3. Amor sobrenatural e intenso por los Niños

Parece obvio este punto al hablar de nuestros hijos, pero es necesario recordarlo. En efecto, no solo es importante que ellos sean amados, sino que lo sepan y lo sientan. El consejo que san Marcelino da a los maestros puede muy bien ser aplicado a los padres: “Amad, pues, a vuestros alumnos; no ceséis en la lucha contra la indiferencia, el cansancio y los sinsabores que sus faltas provocan tan fácilmente. Sin que os desentendáis de sus defectos, ya que debéis corregirlos, ni de sus faltas, que a menudo habréis de castigar, pensad también en todas las buenas cualidades que tienen vuestros muchachos: mirad la inocencia que brilla en su rostro y en su frente serena, ved con qué ingenuidad confiesan las faltas, la sinceridad de su arrepentimiento aunque no dure mucho, la franqueza de sus propósitos aun cuando falten a ellos casi inmediatamente; la generosidad de sus esfuerzos aunque rara vez los prolonguen.
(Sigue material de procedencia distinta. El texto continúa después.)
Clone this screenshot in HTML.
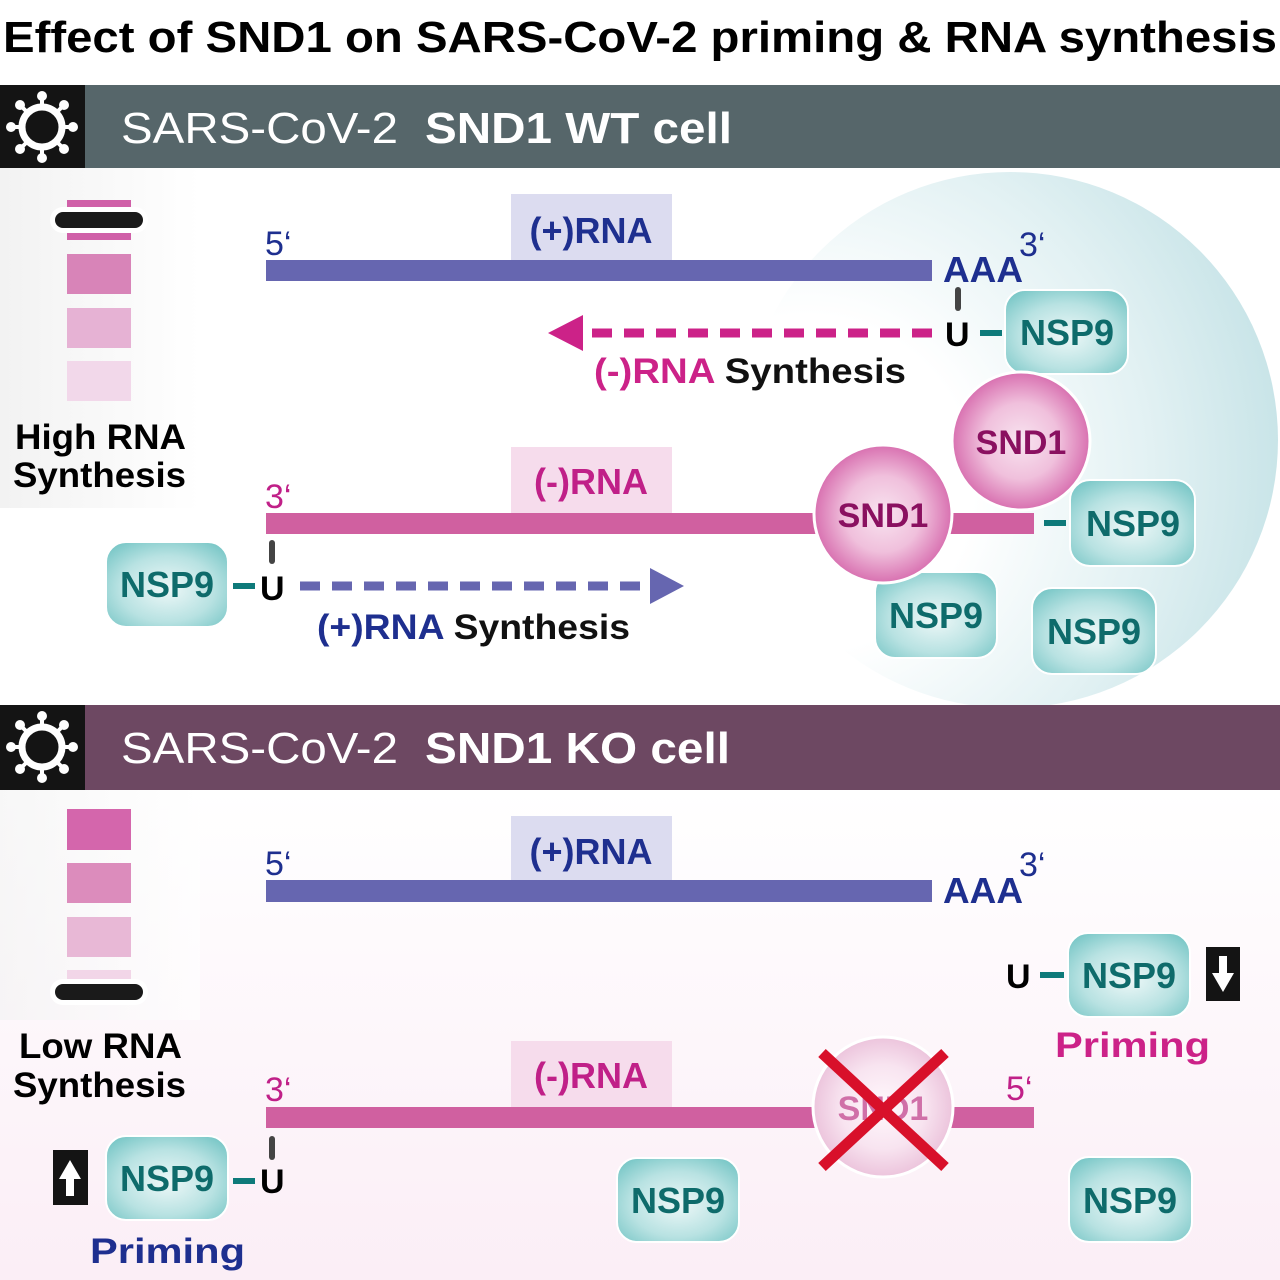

Daos por satisfechos con el poco bien que hacen y el mucho mal quedejande hacer. Y, pórtense como se porten, seguid amándolos mientras estén con vosotros, ya que no hay otra manera de trabajar con provecho en su educación”.

Estas son las tres características esenciales que debe poseer todo educador. Como padres es preciso que nos interroguemos con sinceridad: ¿Estamos siendo ese modelo de virtud que nuestros niños necesitan? ¿Cultivamos la piedad y el amor en nuestra labor educativa? ¿Rezamos con fervor por los niños que nos han sido confiados? ¿Continuamos amando a nuestros hijos a pesar de los inconvenientes o hemos desistido de hacerles el bien?

Como bien dice San Marcelino: “Según sea el padre o el maestro, así será el hijo o el discípulo.” Que estas palabras nos motiven a asumir con responsabilidad y pasión la hermosa tarea educativa.